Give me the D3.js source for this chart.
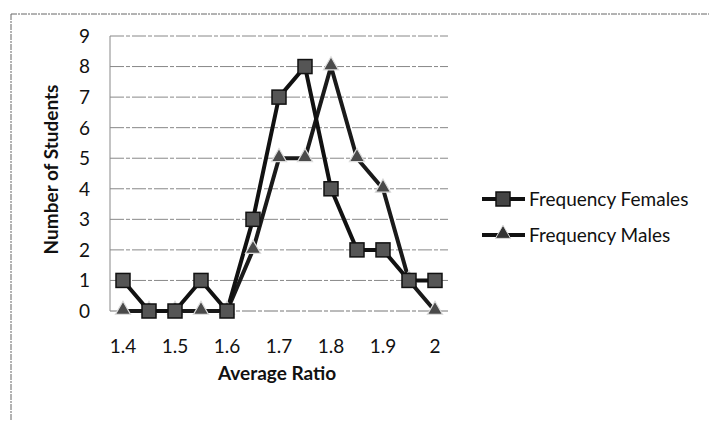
<!DOCTYPE html>
<html><head><meta charset="utf-8">
<script src="https://cdn.jsdelivr.net/npm/d3@7"></script>
<style>body{margin:0;background:#fff}svg{display:block}</style>
</head><body>
<script>
const categories = ["1.4","1.45","1.5","1.55","1.6","1.65","1.7","1.75","1.8","1.85","1.9","1.95","2"];
const tickLabels = ["1.4","1.5","1.6","1.7","1.8","1.9","2"];
const females = [1,0,0,1,0,3,7,8,4,2,2,1,1];
const males   = [0,0,0,0,0,2,5,5,8,5,4,1,0];
const yTicks = [0,1,2,3,4,5,6,7,8,9];
const seriesNames = ["Frequency Females","Frequency Males"];

const W=709,H=421;
const svg=d3.select("body").append("svg").attr("width",W).attr("height",H);
const font="Lato, 'Open Sans', sans-serif";

// outer frame (top & left only visible)
svg.append("line").attr("x1",11).attr("x2",W).attr("y1",14).attr("y2",14).attr("stroke","#666").attr("stroke-width",1).attr("stroke-dasharray","6,1,2,1");
svg.append("line").attr("x1",11).attr("x2",11).attr("y1",14).attr("y2",H).attr("stroke","#666").attr("stroke-width",1).attr("stroke-dasharray","6,1,2,1");

const L=110,R=448,T=36,B=311;
const x=d3.scaleBand().domain(categories).range([L,R]);
const y=d3.scaleLinear().domain([0,9]).range([B,T]);
const cx=d=>x(d)+x.bandwidth()/2;

// gridlines
svg.append("g").selectAll("line").data(yTicks).join("line")
  .attr("x1",L).attr("x2",R).attr("y1",d=>y(d)).attr("y2",d=>y(d))
  .attr("stroke",d=>d===0?"#777":"#888").attr("stroke-width",1).attr("stroke-dasharray","14,2,4,2");
svg.append("line").attr("x1",L).attr("x2",L).attr("y1",T).attr("y2",B).attr("stroke","#888");

// y axis labels
svg.append("g").selectAll("text").data(yTicks).join("text")
  .attr("x",90).attr("y",d=>y(d)).attr("dy","0.36em").attr("text-anchor","end")
  .attr("font-family",font).attr("font-size",19).attr("fill","#111").text(d=>d);
// x axis labels
svg.append("g").selectAll("text").data(tickLabels).join("text")
  .attr("x",d=>cx(d)).attr("y",353).attr("text-anchor","middle")
  .attr("font-family",font).attr("font-size",19).attr("fill","#111").text(d=>d);

svg.append("text").attr("x",(L+R)/2-2).attr("y",380).attr("text-anchor","middle")
  .attr("font-family",font).attr("font-weight","bold").attr("font-size",19).attr("fill","#111").text("Average Ratio");
svg.append("text").attr("transform",`translate(58,${(T+B)/2-4}) rotate(-90)`).attr("text-anchor","middle")
  .attr("font-family",font).attr("font-weight","bold").attr("font-size",19).attr("fill","#111").text("Number of Students");

const line=d3.line().x((d,i)=>cx(categories[i])).y(d=>y(d));
const tri=d3.symbol().type(d3.symbolTriangle).size(100);

svg.append("path").datum(males).attr("d",line).attr("fill","none").attr("stroke","#1a1a1a").attr("stroke-width",4).attr("stroke-linejoin","round");
svg.append("path").datum(females).attr("d",line).attr("fill","none").attr("stroke","#111").attr("stroke-width",4).attr("stroke-linejoin","round");

svg.append("g").selectAll("path").data(males).join("path")
  .attr("d",tri).attr("transform",(d,i)=>`translate(${cx(categories[i])},${y(d)-1})`)
  .attr("fill","#4a4a4a").attr("stroke","#ddd").attr("stroke-width",1.2);
svg.append("g").selectAll("rect").data(females).join("rect")
  .attr("x",(d,i)=>cx(categories[i])-7).attr("y",d=>y(d)-7).attr("width",14).attr("height",14)
  .attr("fill","#555").attr("stroke","#111").attr("stroke-width",1.5);

// legend
const leg=svg.append("g");
const ly=[199,235];
seriesNames.forEach((n,i)=>{
  leg.append("line").attr("x1",482).attr("x2",525).attr("y1",ly[i]).attr("y2",ly[i]).attr("stroke","#111").attr("stroke-width",4);
  if(i===0){
    leg.append("rect").attr("x",496).attr("y",ly[i]-7).attr("width",14).attr("height",14).attr("fill","#444").attr("stroke","#111").attr("stroke-width",1.5);
  } else {
    leg.append("path").attr("d",tri).attr("transform",`translate(503,${ly[i]-1})`).attr("fill","#333").attr("stroke","#ddd").attr("stroke-width",1);
  }
  leg.append("text").attr("x",529).attr("y",ly[i]).attr("dy","0.36em").attr("font-family",font).attr("font-size",19).attr("fill","#111").text(n);
});
</script>
</body></html>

TASK.
Only the lines from the top of the data through the line with "const cx=d=>x(d)+x.bandwidth()/2;" should be quoted, exactly and with both ends kept; skip the pictures.

WORKED SOLUTION.
Give me the D3.js source for this chart.
<!DOCTYPE html>
<html><head><meta charset="utf-8">
<script src="https://cdn.jsdelivr.net/npm/d3@7"></script>
<style>body{margin:0;background:#fff}svg{display:block}</style>
</head><body>
<script>
const categories = ["1.4","1.45","1.5","1.55","1.6","1.65","1.7","1.75","1.8","1.85","1.9","1.95","2"];
const tickLabels = ["1.4","1.5","1.6","1.7","1.8","1.9","2"];
const females = [1,0,0,1,0,3,7,8,4,2,2,1,1];
const males   = [0,0,0,0,0,2,5,5,8,5,4,1,0];
const yTicks = [0,1,2,3,4,5,6,7,8,9];
const seriesNames = ["Frequency Females","Frequency Males"];

const W=709,H=421;
const svg=d3.select("body").append("svg").attr("width",W).attr("height",H);
const font="Lato, 'Open Sans', sans-serif";

// outer frame (top & left only visible)
svg.append("line").attr("x1",11).attr("x2",W).attr("y1",14).attr("y2",14).attr("stroke","#666").attr("stroke-width",1).attr("stroke-dasharray","6,1,2,1");
svg.append("line").attr("x1",11).attr("x2",11).attr("y1",14).attr("y2",H).attr("stroke","#666").attr("stroke-width",1).attr("stroke-dasharray","6,1,2,1");

const L=110,R=448,T=36,B=311;
const x=d3.scaleBand().domain(categories).range([L,R]);
const y=d3.scaleLinear().domain([0,9]).range([B,T]);
const cx=d=>x(d)+x.bandwidth()/2;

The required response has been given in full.